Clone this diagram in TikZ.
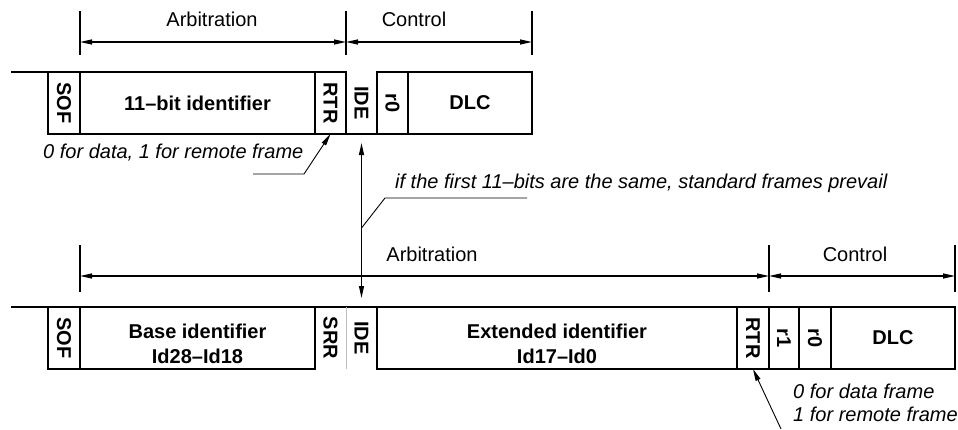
\documentclass[tikz,border=0pt]{standalone}
\usepackage{fontspec}
\setmainfont{Liberation Sans}
\usetikzlibrary{positioning, arrows.meta}
\tikzset{
	cell/.style={
		rectangle,
		draw,
		align=center,
		minimum height=62pt,
		inner sep=0pt,
		outer sep=0pt,
		line width=1.6pt,
		font=\bfseries\fontsize{20}{25}\selectfont,
	},
	bit/.style={
		cell,
		minimum width=31pt,
	},
	openbit/.style={
		cell,
		draw=none,
		minimum width=31pt,
	},
	celltext/.style={
		inner sep=0pt,
		align=center,
		font=\bfseries\fontsize{20}{25}\selectfont,
	},
	bus/.style={
		line width=1.6pt,
	},
	dimtick/.style={
		line width=1.2pt,
	},
	dimline/.style={
		<->,
		line width=1.2pt,
	},
	heading/.style={
		inner sep=0pt,
		font=\fontsize{20}{24}\selectfont,
	},
	note/.style={
		inner sep=0pt,
		align=left,
		font=\itshape\fontsize{20}{23}\selectfont,
	},
}

\begin{document}
\begin{tikzpicture}[x=1pt, y=1pt, >={Triangle[length=12pt, width=5pt]}]
		\useasboundingbox (0,0) rectangle (958,-429);

		% Standard frame
		\node [bit, minimum width=32pt, anchor=north west] (sofA) at (48,-72) {\rotatebox{-90}{SOF}};
		\node [cell, minimum width=235pt, right=0pt of sofA] (idA) {11--bit identifier};
		\node [bit, right=0pt of idA] (rtrA) {\rotatebox{-90}{RTR}};
		\node [openbit, right=0pt of rtrA] (ideA) {\rotatebox{-90}{IDE}};
		\node [bit, right=0pt of ideA] (r0A) {\rotatebox{-90}{r0}};
		\node [cell, minimum width=124pt, right=0pt of r0A] (dlcA) {DLC};

		\coordinate [left=37pt of sofA.north west] (busA);
		\draw [bus] (busA) -- (sofA.north west);
		\draw [bus] (ideA.south west) -- (ideA.south east);

		% Standard frame fields
		\draw [dimtick] (sofA.north east |- 0,-11) -- (sofA.north east |- 0,-55);
		\draw [dimtick] (rtrA.north east |- 0,-11) -- (rtrA.north east |- 0,-55);
		\draw [dimtick] (dlcA.north east |- 0,-11) -- (dlcA.north east |- 0,-55);
		\draw [dimline] (sofA.north east |- 0,-42) -- (rtrA.north east |- 0,-42);
		\draw [dimline] (rtrA.north east |- 0,-42) -- (dlcA.north east |- 0,-42);
		\node [heading] (arbA) at (212,-19) {Arbitration};
		\node [heading] (ctlA) at (414,-19) {Control};

		% RTR note
		\node [note, anchor=west] (noteA) at (43,-153) {0 for data, 1 for remote frame};
		\coordinate (legA) at (253,-174);
		\coordinate (kneeA) at (304,-174);
		\draw [->, line width=0.9pt] (legA) -- (kneeA) -- (rtrA.south);

		% Extended frame
		\node [bit, minimum width=32pt, anchor=north west] (sofB) at (48,-307) {\rotatebox{-90}{SOF}};
		\node [cell, minimum width=235pt, right=0pt of sofB] (baseB) {};
		\node [celltext] (baseBtext) at ([yshift=-6pt]baseB.center) {Base identifier\\Id28--Id18};
		\node [openbit, right=0pt of baseB] (srrB) {\rotatebox{-90}{SRR}};
		\node [openbit, right=0pt of srrB] (ideB) {\rotatebox{-90}{IDE}};
		\node [cell, minimum width=360pt, right=0pt of ideB] (extB) {};
		\node [celltext] (extBtext) at ([yshift=-6pt]extB.center) {Extended identifier\\Id17--Id0};
		\node [bit, minimum width=32pt, right=0pt of extB] (rtrB) {\rotatebox{-90}{RTR}};
		\node [bit, minimum width=30pt, right=0pt of rtrB] (r1B) {\rotatebox{-90}{r1}};
		\node [bit, minimum width=32pt, right=0pt of r1B] (r0B) {\rotatebox{-90}{r0}};
		\node [cell, minimum width=124pt, right=0pt of r0B] (dlcB) {DLC};

		\coordinate [left=37pt of sofB.north west] (busB);
		\draw [bus] (busB) -- (sofB.north west);
		\draw [bus] (srrB.north west) -- (ideB.north east);
		\draw [black!25, line width=1pt] (srrB.north east) -- (srrB.south east);

		% Extended frame fields
		\draw [dimtick] (sofB.north east |- 0,-245) -- (sofB.north east |- 0,-292);
		\draw [dimtick] (rtrB.north east |- 0,-245) -- (rtrB.north east |- 0,-292);
		\draw [dimtick] (dlcB.north east |- 0,-245) -- (dlcB.north east |- 0,-292);
		\draw [dimline] (sofB.north east |- 0,-276) -- (rtrB.north east |- 0,-276);
		\draw [dimline] (rtrB.north east |- 0,-276) -- (dlcB.north east |- 0,-276);
		\node [heading] (arbB) at (432,-254) {Arbitration};
		\node [heading] (ctlB) at (855,-254) {Control};

		% IDE comparison
		\draw [<->, line width=1.2pt, shorten <=9pt, shorten >=9pt] (ideA.south) -- (ideB.north);
		\coordinate (footM) at (ideA.south |- 0,-228);
		\coordinate (kneeM) at (385,-198);
		\coordinate (endM) at (527,-198);
		\draw [line width=0.9pt] (footM) -- (kneeM) -- (endM);
		\node [note, anchor=west] (noteM) at (395,-183) {if the first 11--bits are the same, standard frames prevail};

		% RTR note
		\node [note, anchor=west] (noteB) at (793,-403) {0 for data frame\\1 for remote frame};
		\coordinate (legB) at (781,-429);
		\draw [->, line width=0.9pt] (legB) -- (rtrB.south);

	\end{tikzpicture}
\end{document}
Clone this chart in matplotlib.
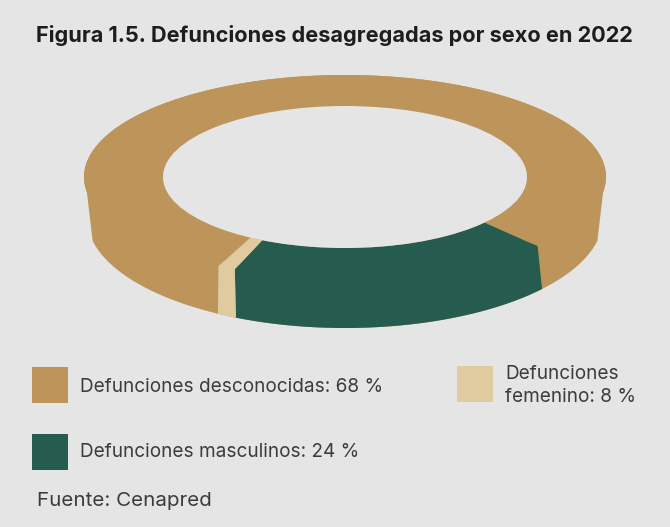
----------
**Work instructions:**
Reproduce all of the data exactly, omitting each picture it holds.

**Written answer:**
Clone this diagram in TikZ.
\documentclass[tikz,border=0pt]{standalone}
\usepackage{fontspec}
\setmainfont{Liberation Sans}
\usetikzlibrary{positioning, arrows.meta}
\tikzset{
	cell/.style={
		rectangle,
		draw,
		align=center,
		minimum height=62pt,
		inner sep=0pt,
		outer sep=0pt,
		line width=1.6pt,
		font=\bfseries\fontsize{20}{25}\selectfont,
	},
	bit/.style={
		cell,
		minimum width=31pt,
	},
	openbit/.style={
		cell,
		draw=none,
		minimum width=31pt,
	},
	celltext/.style={
		inner sep=0pt,
		align=center,
		font=\bfseries\fontsize{20}{25}\selectfont,
	},
	bus/.style={
		line width=1.6pt,
	},
	dimtick/.style={
		line width=1.2pt,
	},
	dimline/.style={
		<->,
		line width=1.2pt,
	},
	heading/.style={
		inner sep=0pt,
		font=\fontsize{20}{24}\selectfont,
	},
	note/.style={
		inner sep=0pt,
		align=left,
		font=\itshape\fontsize{20}{23}\selectfont,
	},
}

\begin{document}
\begin{tikzpicture}[x=1pt, y=1pt, >={Triangle[length=12pt, width=5pt]}]
		\useasboundingbox (0,0) rectangle (958,-429);

		% Standard frame
		\node [bit, minimum width=32pt, anchor=north west] (sofA) at (48,-72) {\rotatebox{-90}{SOF}};
		\node [cell, minimum width=235pt, right=0pt of sofA] (idA) {11--bit identifier};
		\node [bit, right=0pt of idA] (rtrA) {\rotatebox{-90}{RTR}};
		\node [openbit, right=0pt of rtrA] (ideA) {\rotatebox{-90}{IDE}};
		\node [bit, right=0pt of ideA] (r0A) {\rotatebox{-90}{r0}};
		\node [cell, minimum width=124pt, right=0pt of r0A] (dlcA) {DLC};

		\coordinate [left=37pt of sofA.north west] (busA);
		\draw [bus] (busA) -- (sofA.north west);
		\draw [bus] (ideA.south west) -- (ideA.south east);

		% Standard frame fields
		\draw [dimtick] (sofA.north east |- 0,-11) -- (sofA.north east |- 0,-55);
		\draw [dimtick] (rtrA.north east |- 0,-11) -- (rtrA.north east |- 0,-55);
		\draw [dimtick] (dlcA.north east |- 0,-11) -- (dlcA.north east |- 0,-55);
		\draw [dimline] (sofA.north east |- 0,-42) -- (rtrA.north east |- 0,-42);
		\draw [dimline] (rtrA.north east |- 0,-42) -- (dlcA.north east |- 0,-42);
		\node [heading] (arbA) at (212,-19) {Arbitration};
		\node [heading] (ctlA) at (414,-19) {Control};

		% RTR note
		\node [note, anchor=west] (noteA) at (43,-153) {0 for data, 1 for remote frame};
		\coordinate (legA) at (253,-174);
		\coordinate (kneeA) at (304,-174);
		\draw [->, line width=0.9pt] (legA) -- (kneeA) -- (rtrA.south);

		% Extended frame
		\node [bit, minimum width=32pt, anchor=north west] (sofB) at (48,-307) {\rotatebox{-90}{SOF}};
		\node [cell, minimum width=235pt, right=0pt of sofB] (baseB) {};
		\node [celltext] (baseBtext) at ([yshift=-6pt]baseB.center) {Base identifier\\Id28--Id18};
		\node [openbit, right=0pt of baseB] (srrB) {\rotatebox{-90}{SRR}};
		\node [openbit, right=0pt of srrB] (ideB) {\rotatebox{-90}{IDE}};
		\node [cell, minimum width=360pt, right=0pt of ideB] (extB) {};
		\node [celltext] (extBtext) at ([yshift=-6pt]extB.center) {Extended identifier\\Id17--Id0};
		\node [bit, minimum width=32pt, right=0pt of extB] (rtrB) {\rotatebox{-90}{RTR}};
		\node [bit, minimum width=30pt, right=0pt of rtrB] (r1B) {\rotatebox{-90}{r1}};
		\node [bit, minimum width=32pt, right=0pt of r1B] (r0B) {\rotatebox{-90}{r0}};
		\node [cell, minimum width=124pt, right=0pt of r0B] (dlcB) {DLC};

		\coordinate [left=37pt of sofB.north west] (busB);
		\draw [bus] (busB) -- (sofB.north west);
		\draw [bus] (srrB.north west) -- (ideB.north east);
		\draw [black!25, line width=1pt] (srrB.north east) -- (srrB.south east);

		% Extended frame fields
		\draw [dimtick] (sofB.north east |- 0,-245) -- (sofB.north east |- 0,-292);
		\draw [dimtick] (rtrB.north east |- 0,-245) -- (rtrB.north east |- 0,-292);
		\draw [dimtick] (dlcB.north east |- 0,-245) -- (dlcB.north east |- 0,-292);
		\draw [dimline] (sofB.north east |- 0,-276) -- (rtrB.north east |- 0,-276);
		\draw [dimline] (rtrB.north east |- 0,-276) -- (dlcB.north east |- 0,-276);
		\node [heading] (arbB) at (432,-254) {Arbitration};
		\node [heading] (ctlB) at (855,-254) {Control};

		% IDE comparison
		\draw [<->, line width=1.2pt, shorten <=9pt, shorten >=9pt] (ideA.south) -- (ideB.north);
		\coordinate (footM) at (ideA.south |- 0,-228);
		\coordinate (kneeM) at (385,-198);
		\coordinate (endM) at (527,-198);
		\draw [line width=0.9pt] (footM) -- (kneeM) -- (endM);
		\node [note, anchor=west] (noteM) at (395,-183) {if the first 11--bits are the same, standard frames prevail};

		% RTR note
		\node [note, anchor=west] (noteB) at (793,-403) {0 for data frame\\1 for remote frame};
		\coordinate (legB) at (781,-429);
		\draw [->, line width=0.9pt] (legB) -- (rtrB.south);

	\end{tikzpicture}
\end{document}
Clone this chart in matplotlib.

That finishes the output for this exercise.